__Exercise description__
Please, without the pictures, retype exactly the lines from the start of the material through the line that holds "plt.rcParams['font.family'] = ['Noto".

__Dataset extract__
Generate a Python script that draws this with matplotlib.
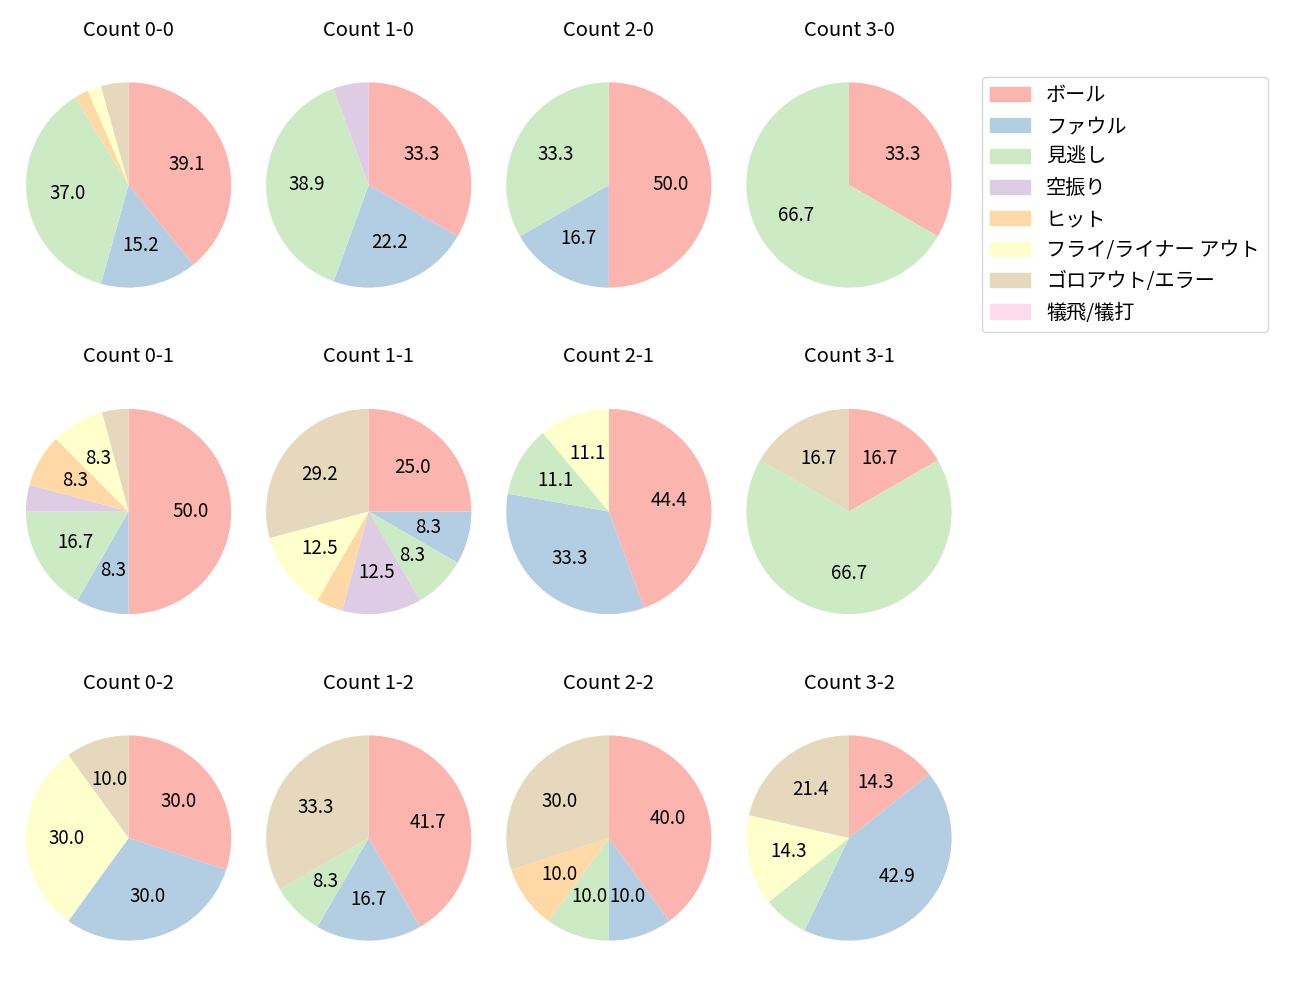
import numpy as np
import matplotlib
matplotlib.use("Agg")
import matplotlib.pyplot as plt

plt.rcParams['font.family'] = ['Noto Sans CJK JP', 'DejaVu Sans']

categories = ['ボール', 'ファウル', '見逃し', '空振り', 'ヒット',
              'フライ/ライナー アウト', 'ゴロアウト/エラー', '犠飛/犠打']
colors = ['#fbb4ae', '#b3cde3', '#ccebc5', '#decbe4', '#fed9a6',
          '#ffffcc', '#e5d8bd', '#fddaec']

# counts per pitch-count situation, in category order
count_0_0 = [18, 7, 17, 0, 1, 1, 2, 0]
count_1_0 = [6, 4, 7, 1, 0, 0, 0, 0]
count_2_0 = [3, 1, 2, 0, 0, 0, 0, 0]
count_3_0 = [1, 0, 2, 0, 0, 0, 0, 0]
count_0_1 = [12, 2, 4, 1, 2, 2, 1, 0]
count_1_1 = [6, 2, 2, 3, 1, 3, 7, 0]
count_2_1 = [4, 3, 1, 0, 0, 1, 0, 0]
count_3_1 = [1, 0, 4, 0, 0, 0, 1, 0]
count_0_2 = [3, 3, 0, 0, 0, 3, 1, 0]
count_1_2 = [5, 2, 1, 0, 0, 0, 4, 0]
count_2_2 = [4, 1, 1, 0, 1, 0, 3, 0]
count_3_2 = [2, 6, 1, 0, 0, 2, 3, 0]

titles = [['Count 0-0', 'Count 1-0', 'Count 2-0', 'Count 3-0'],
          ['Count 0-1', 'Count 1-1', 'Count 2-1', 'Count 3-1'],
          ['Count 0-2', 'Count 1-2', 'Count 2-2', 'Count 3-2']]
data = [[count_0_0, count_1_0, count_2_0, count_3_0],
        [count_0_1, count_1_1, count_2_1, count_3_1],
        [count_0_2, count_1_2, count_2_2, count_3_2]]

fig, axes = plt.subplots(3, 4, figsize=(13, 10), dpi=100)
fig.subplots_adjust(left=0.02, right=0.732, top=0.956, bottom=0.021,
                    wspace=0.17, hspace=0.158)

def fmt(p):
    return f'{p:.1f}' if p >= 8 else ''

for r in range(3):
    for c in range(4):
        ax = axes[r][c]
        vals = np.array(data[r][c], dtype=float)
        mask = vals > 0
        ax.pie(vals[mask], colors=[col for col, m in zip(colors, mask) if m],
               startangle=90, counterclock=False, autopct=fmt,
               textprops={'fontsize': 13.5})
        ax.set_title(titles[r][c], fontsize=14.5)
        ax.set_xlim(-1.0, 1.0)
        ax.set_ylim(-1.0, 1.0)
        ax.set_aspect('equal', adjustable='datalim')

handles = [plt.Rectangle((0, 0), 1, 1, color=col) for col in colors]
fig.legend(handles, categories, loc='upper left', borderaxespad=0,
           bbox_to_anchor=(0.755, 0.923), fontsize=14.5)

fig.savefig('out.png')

__Result of the task__
Generate a Python script that draws this with matplotlib.
import numpy as np
import matplotlib
matplotlib.use("Agg")
import matplotlib.pyplot as plt

plt.rcParams['font.family'] = ['Noto Sans CJK JP', 'DejaVu Sans']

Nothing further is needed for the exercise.